5. In the instant case, I found from the annexure 'B' to the petition that original award was made and published on 10th February, 1997 and on the very same day the original award on stamp paper alongwith the entire records of the arbitration proceedings were forwarded to the claimant for further necessary action at their end. But the petitioner, instead of taking immediate steps for filing it before the court kept the award with them till 11th November, 1997 when it actually filed before the court by them. Therefore for about 9 months the petitioner was sitting tight with an award of Arbitrator. This is, no doubt, an interference of the administration of the justice.

6. In support of the contention of the respondent a decision being 1995 AIHC 2100 (Kerala High Court) (Full Bench) (Government of Kerala and Another v. V.J. Chacko) was cited. By citing paragraph 9 of the judgment, Mr. Debol Banerjee, learned counsel for the respondent submitted that though there is no period of limitation so far as the arbitrator in filing the award before the court, but in a case where the arbitrator at the instance of the party filed the award before the court it has to be construed as an application by the party concerned and if that be so, Article 119 (a) of the Limitation Act squarely apply.

7. I think that there may be distinction in between filing of the award by the Arbitrator suo moto and filing of the award by the Arbitrator at the instance of the party. Such distinction is not discriminatory. An Arbitrator being creature of the order of the court or agreement between the parties may face certain problem in respect of costs, charges and expenses. Above all there is every chance of criticism of their conduct but a party who is holding an award of an Arbitrator did no mistake in filing to same but rely upon a parly cannot be allowed to take advantage of the situation.

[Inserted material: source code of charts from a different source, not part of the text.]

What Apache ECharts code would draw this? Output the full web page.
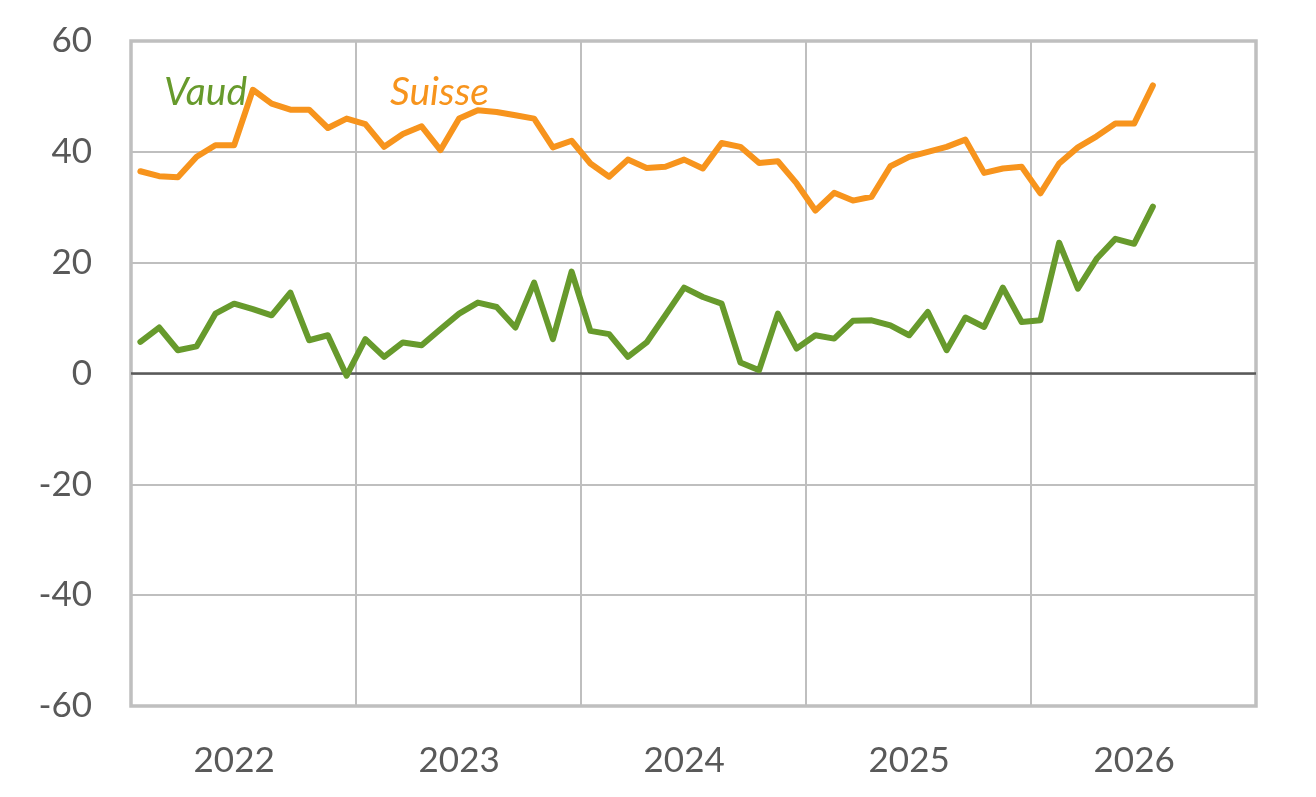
<!DOCTYPE html>
<html>
<head>
<meta charset="utf-8">
<script src="https://cdn.jsdelivr.net/npm/echarts@6/dist/echarts.min.js"></script>
<style>
  html, body { margin: 0; padding: 0; background: #fff; }
  #chart { width: 1316px; height: 797px; }
</style>
</head>
<body>
<div id="chart"></div>
<script>
// mois 2022-01 .. 2026-12
var months = [];
for (var y = 2022; y <= 2026; y++) {
    for (var m = 1; m <= 12; m++) {
        months.push(y + '-' + (m < 10 ? '0' + m : m));
    }
}

var suisse = [36.5, 35.6, 35.4, 39.1, 41.2, 41.2, 51.2, 48.7, 47.6, 47.6, 44.3, 46.0,
    45.0, 40.9, 43.2, 44.6, 40.3, 46.0, 47.5, 47.2, 46.6, 46.0, 40.8, 42.0,
    37.9, 35.5, 38.6, 37.1, 37.3, 38.6, 37.0, 41.6, 40.9, 38.0, 38.3, 34.3,
    29.4, 32.6, 31.2, 31.9, 37.4, 39.1, 40.0, 40.9, 42.2, 36.2, 37.0, 37.3,
    32.5, 37.9, 40.8, 42.8, 45.1, 45.1, 52.0];

var vaud = [5.7, 8.3, 4.2, 4.9, 10.8, 12.6, 11.6, 10.5, 14.6, 6.0, 6.9, -0.4,
    6.2, 3.0, 5.6, 5.1, 8.0, 10.8, 12.8, 12.0, 8.3, 16.4, 6.2, 18.4,
    7.7, 7.1, 3.0, 5.6, 10.5, 15.5, 13.8, 12.6, 2.0, 0.6, 10.8, 4.5,
    6.9, 6.3, 9.5, 9.6, 8.7, 6.9, 11.1, 4.2, 10.1, 8.4, 15.5, 9.3,
    9.6, 23.6, 15.3, 20.7, 24.3, 23.4, 30.1];

var yTicks = {min: -60, max: 60, step: 20};

var myChart = echarts.init(document.getElementById('chart'));
var font = 'Lato, "Liberation Sans", sans-serif';
myChart.setOption({
    animation: false,
    grid: {
        left: 131,
        right: 60,
        top: 41,
        bottom: 91,
        show: true,
        borderColor: '#bfbfbf',
        borderWidth: 3.5
    },
    xAxis: {
        type: 'category',
        data: months,
        boundaryGap: true,
        axisLine: {show: false},
        axisTick: {show: false},
        axisLabel: {
            interval: function (i) { return i % 12 === 5; },
            formatter: function (v) { return v.slice(0, 4); },
            color: '#595959',
            fontSize: 35,
            fontFamily: font,
            margin: 37
        },
        splitLine: {
            show: true,
            interval: function (i) { return i % 12 === 0; },
            lineStyle: {color: '#bfbfbf', width: 2}
        }
    },
    yAxis: {
        type: 'value',
        min: yTicks.min,
        max: yTicks.max,
        interval: yTicks.step,
        axisLine: {show: false},
        axisTick: {show: false},
        axisLabel: {
            color: '#595959',
            fontSize: 35,
            fontFamily: font,
            margin: 39
        },
        splitLine: {lineStyle: {color: '#bfbfbf', width: 2}}
    },
    series: [
        {
            name: 'Suisse',
            type: 'line',
            data: suisse,
            symbol: 'none',
            lineStyle: {color: '#f7941d', width: 6, cap: 'round', join: 'round'},
            z: 3
        },
        {
            name: 'Vaud',
            type: 'line',
            data: vaud,
            symbol: 'none',
            lineStyle: {color: '#679a2c', width: 6, cap: 'round', join: 'round'},
            z: 4,
            markLine: {
                silent: true,
                symbol: 'none',
                label: {show: false},
                lineStyle: {color: '#595959', width: 2.5, type: 'solid'},
                data: [{yAxis: 0}],
                z: 2
            }
        }
    ],
    graphic: [
        {
            type: 'text', left: 164, top: 73, z: 10,
            style: {text: 'Vaud', fill: '#679a2c', fontSize: 39, fontStyle: 'italic', fontFamily: font}
        },
        {
            type: 'text', left: 390, top: 73, z: 10,
            style: {text: 'Suisse', fill: '#f7941d', fontSize: 39, fontStyle: 'italic', fontFamily: font}
        }
    ]
});
</script>
</body>
</html>
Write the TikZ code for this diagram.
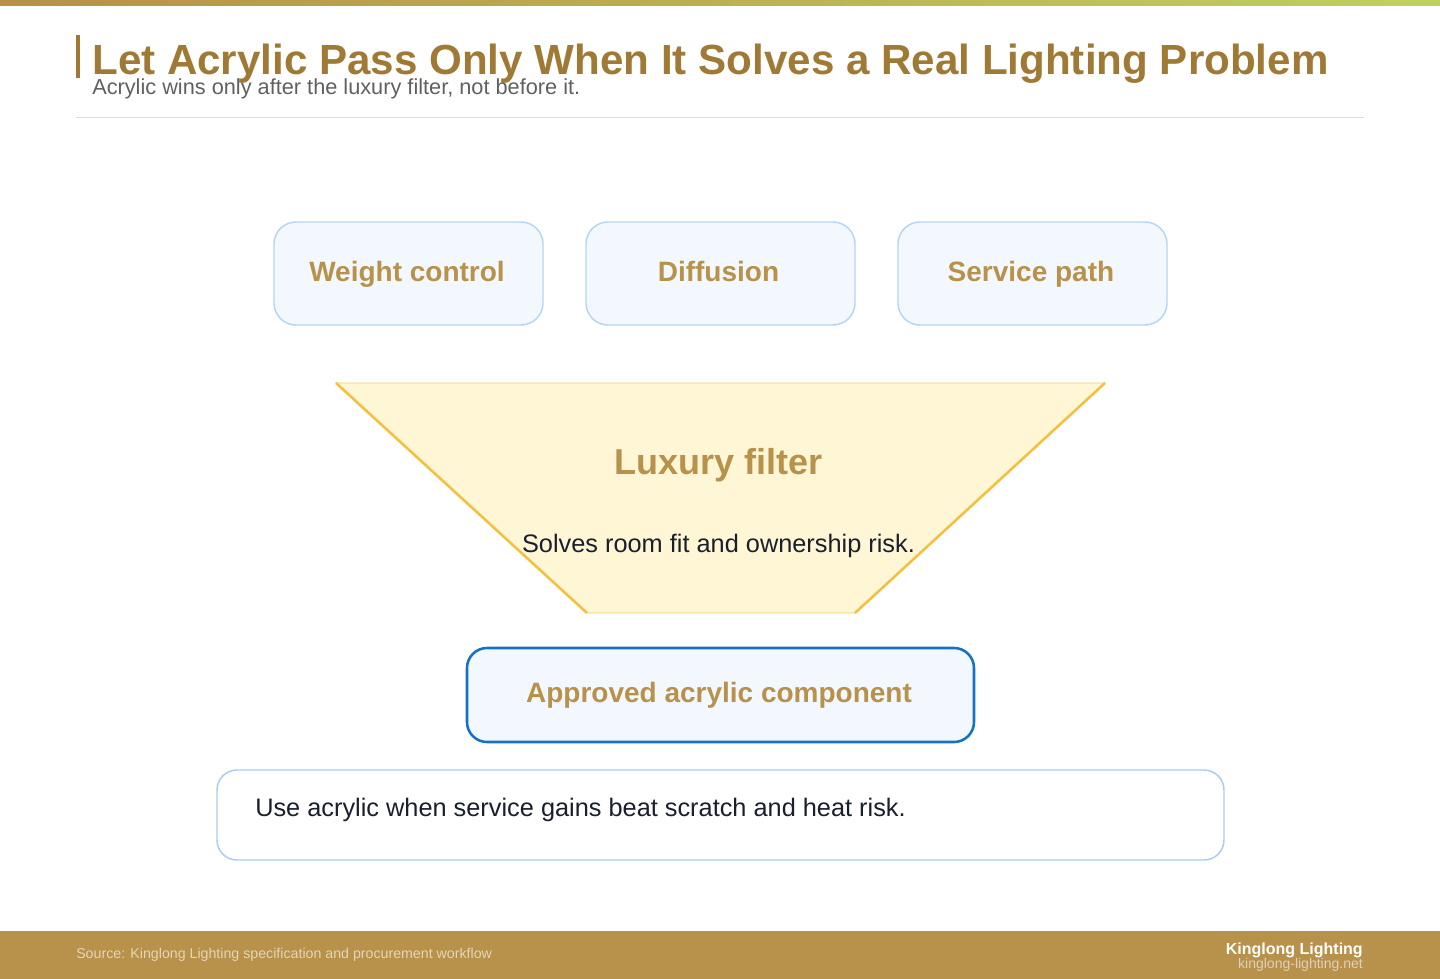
\documentclass[tikz,border=0pt]{standalone}
\usepackage{fontspec}
\setmainfont{Liberation Sans}
\definecolor{gold}{HTML}{B8914A}
\definecolor{titlegold}{HTML}{A07A35}
\definecolor{barleft}{HTML}{B89048}
\definecolor{barright}{HTML}{BFD05E}
\definecolor{boxfill}{HTML}{F3F8FE}
\definecolor{boxline}{HTML}{B5D5F5}
\definecolor{bluebold}{HTML}{1570C8}
\definecolor{notebox}{HTML}{A8CCF2}
\definecolor{funnelfill}{HTML}{FFF6D6}
\definecolor{funnelline}{HTML}{F4C03E}
\definecolor{inktext}{HTML}{1A1F2E}
\definecolor{subgray}{HTML}{606060}
\definecolor{sepgray}{HTML}{DDDDDD}
\definecolor{footsrc}{HTML}{E2D6BC}
\definecolor{footurl}{HTML}{DCD2C0}
\tikzset{
  optbox/.style={draw=boxline, line width=1.1pt, fill=boxfill, rounded corners=16.5pt,
    minimum width=201.75pt, minimum height=77.25pt, inner sep=0pt},
  boxlabel/.style={anchor=base, text=gold, font=\fontsize{21}{25}\selectfont\bfseries, inner sep=0pt},
  goalbox/.style={draw=bluebold, line width=1.9pt, fill=boxfill, rounded corners=15pt,
    minimum width=380.25pt, minimum height=70.5pt, inner sep=0pt},
  notebx/.style={draw=notebox, line width=1.1pt, fill=white, rounded corners=15pt,
    minimum width=755.25pt, minimum height=67.5pt, inner sep=0pt},
  bodytext/.style={text=inktext, font=\fontsize{19}{22}\selectfont, inner sep=0pt},
}
\begin{document}
\begin{tikzpicture}[x=0.75pt, y=-0.75pt]
\useasboundingbox (0,0) rectangle (1440,979);
% top gradient bar
\shade[left color=barleft, right color=barright] (0,0) rectangle (1440,5);
% title block
\fill[titlegold] (76,35) rectangle (80,78);
\node[anchor=base west, inner sep=0pt, text=titlegold, font=\fontsize{31.6}{36}\selectfont\bfseries] (title) at (92,74)
  {Let Acrylic Pass Only When It Solves a Real Lighting Problem};
\node[anchor=base west, inner sep=0pt, text=subgray, font=\fontsize{16.3}{19}\selectfont] (subtitle) at (92,94)
  {Acrylic wins only after the luxury filter, not before it.};
\draw[sepgray, line width=0.75pt] (76,117) -- (1364,117);
% three criteria boxes
\node[optbox] (weight) at (408.5,273.5) {};
\node[optbox] (diff) at (720.5,273.5) {};
\node[optbox] (serv) at (1032.5,273.5) {};
\node[boxlabel] (weightl) at (407,281) {Weight control};
\node[boxlabel] (diffl) at (718.5,281) {Diffusion};
\node[boxlabel] (servl) at (1031,281) {Service path};
% funnel
\coordinate (ftl) at (336,383);
\coordinate (ftr) at (1105,383);
\coordinate (fbr) at (855,613);
\coordinate (fbl) at (587,613);
\filldraw[fill=funnelfill, draw=funnelline!80, line width=0.6pt] (ftl) -- (ftr) -- (fbr) -- (fbl) -- cycle;
\draw[funnelline, line width=1.9pt] (ftl) -- (fbl);
\draw[funnelline, line width=1.9pt] (ftr) -- (fbr);
\node[anchor=base, inner sep=0pt, text=gold, font=\fontsize{27}{32}\selectfont\bfseries] (lux) at (718.5,474) {Luxury filter};
\node[anchor=base, bodytext] (solves) at (718.5,552) {Solves room fit and ownership risk.};
% approved box
\node[goalbox] (goal) at (720.5,695) {};
\node[boxlabel] (goall) at (719,702) {Approved acrylic component};
% note box
\node[notebx] (note) at (720.5,815) {};
\node[anchor=base west, bodytext] (notel) at (255,816) {Use acrylic when service gains beat scratch and heat risk.};
% footer
\fill[gold] (0,931) rectangle (1440,979);
\node[anchor=base west, inner sep=0pt, text=footsrc, font=\fontsize{10.65}{12}\selectfont] (src) at (76,958)
  {Source: Kinglong Lighting specification and procurement workflow};
\node[anchor=base east, inner sep=0pt, text=white, font=\fontsize{12}{14}\selectfont\bfseries] (brand) at (1363,954) {Kinglong Lighting};
\node[anchor=base east, inner sep=0pt, text=footurl, font=\fontsize{10.5}{12}\selectfont] (url) at (1363,968) {kinglong-lighting.net};
\end{tikzpicture}
\end{document}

8. Mr. H. M. Dutta, learned counsel appearing for the petitioner cited various judgments i.e. (Kumbha Mewgal v. Dominian of India), (Hazi Rahamatulla v. Chowdhuri Vidya Vushan), (Federal Republic of Germany v. S. Dey and Associates and Another). But, those arc according to me, have no appropriate relevance as to the position cropped up herein. Mr. Dutta also cited a passage at page 277 from the book of Bachwat, J to contradict the point agitated by the petitioner herein. Although such passage talks about the applicability of the Article 119 (a) of the Limitation Act. 1963 but the point agitated before this court is squarely hit by the judgment of the Full Bench of Kerala High Court. No doubt each and every case has its own factual basis but the case before this court has got much more stronger factual basis than the case of the Kerala High Court.

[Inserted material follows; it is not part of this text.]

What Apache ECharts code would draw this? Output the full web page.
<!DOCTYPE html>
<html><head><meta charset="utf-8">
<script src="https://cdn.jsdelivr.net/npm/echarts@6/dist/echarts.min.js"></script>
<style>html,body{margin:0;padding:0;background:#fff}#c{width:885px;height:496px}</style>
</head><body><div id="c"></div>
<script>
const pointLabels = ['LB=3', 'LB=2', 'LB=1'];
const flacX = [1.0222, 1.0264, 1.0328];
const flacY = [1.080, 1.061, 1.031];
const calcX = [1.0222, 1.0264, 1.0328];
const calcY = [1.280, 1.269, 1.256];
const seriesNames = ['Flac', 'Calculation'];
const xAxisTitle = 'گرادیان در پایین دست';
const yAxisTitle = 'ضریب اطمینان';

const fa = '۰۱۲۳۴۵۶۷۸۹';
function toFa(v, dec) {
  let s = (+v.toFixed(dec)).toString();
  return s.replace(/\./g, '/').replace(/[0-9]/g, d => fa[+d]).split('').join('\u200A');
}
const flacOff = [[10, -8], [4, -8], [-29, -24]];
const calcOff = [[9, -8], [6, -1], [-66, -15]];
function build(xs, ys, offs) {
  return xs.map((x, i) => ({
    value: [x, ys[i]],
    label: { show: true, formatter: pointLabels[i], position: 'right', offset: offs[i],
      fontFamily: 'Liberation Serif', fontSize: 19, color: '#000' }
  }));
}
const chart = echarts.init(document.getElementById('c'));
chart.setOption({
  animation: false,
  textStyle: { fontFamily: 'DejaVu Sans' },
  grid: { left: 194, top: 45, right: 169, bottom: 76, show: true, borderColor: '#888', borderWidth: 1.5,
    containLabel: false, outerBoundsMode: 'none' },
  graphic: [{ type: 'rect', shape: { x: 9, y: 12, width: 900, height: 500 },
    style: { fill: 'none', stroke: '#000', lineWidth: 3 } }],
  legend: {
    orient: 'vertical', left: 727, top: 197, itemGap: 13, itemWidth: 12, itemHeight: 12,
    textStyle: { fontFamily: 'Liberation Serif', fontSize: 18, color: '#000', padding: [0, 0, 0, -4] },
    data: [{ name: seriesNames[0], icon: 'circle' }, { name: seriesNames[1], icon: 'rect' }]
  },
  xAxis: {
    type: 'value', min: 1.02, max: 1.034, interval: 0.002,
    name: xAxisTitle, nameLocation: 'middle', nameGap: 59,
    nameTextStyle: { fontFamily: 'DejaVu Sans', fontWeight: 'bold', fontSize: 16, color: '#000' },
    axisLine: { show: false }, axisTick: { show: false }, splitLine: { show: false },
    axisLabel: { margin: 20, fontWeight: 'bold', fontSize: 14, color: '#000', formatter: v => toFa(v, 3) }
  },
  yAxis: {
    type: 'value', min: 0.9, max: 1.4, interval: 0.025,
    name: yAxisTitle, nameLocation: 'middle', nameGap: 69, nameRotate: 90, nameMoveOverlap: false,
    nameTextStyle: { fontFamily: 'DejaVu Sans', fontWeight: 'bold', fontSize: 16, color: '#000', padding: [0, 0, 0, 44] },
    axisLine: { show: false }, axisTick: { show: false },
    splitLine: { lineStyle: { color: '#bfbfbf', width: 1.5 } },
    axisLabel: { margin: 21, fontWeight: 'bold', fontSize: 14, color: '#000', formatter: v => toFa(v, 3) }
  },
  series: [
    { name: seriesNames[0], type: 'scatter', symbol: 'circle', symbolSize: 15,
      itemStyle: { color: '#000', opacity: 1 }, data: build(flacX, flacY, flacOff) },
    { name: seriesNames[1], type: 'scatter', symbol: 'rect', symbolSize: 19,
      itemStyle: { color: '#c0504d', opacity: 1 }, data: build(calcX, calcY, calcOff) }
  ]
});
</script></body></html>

9. Now-a-days Supreme Court and various High Courts have stated giving more and more guidelines to restrict the scope and ambit of the proceedings before the Arbitrator as well as before the court. But it is true that we are started researching more and more when we have got such valuable enactment repealed. Although belated, the new concept as taken by the Kerala Full Bench has to be adopted to create a check and balance and to restrain unscrupulous litigants who are delaying the proceedings unnecessarily to frustrate the aggrieved persons and lead to an absurdity.

10. I, therefore, reasonably construe and hold that in case of filing award by an Arbitrator at the Instance of the parly to the agreement or anybody other than Arbitrator before the court of law should be guided by Article 119(a) of the Limitation Act.

In view as above, I think there is no necessity of hearing the application for setting aside the award in merit which is consequential to such belated filing of the award and, therefore, dismissed with costs.

All parties are to act on a signed copy minute of the operative part of the order.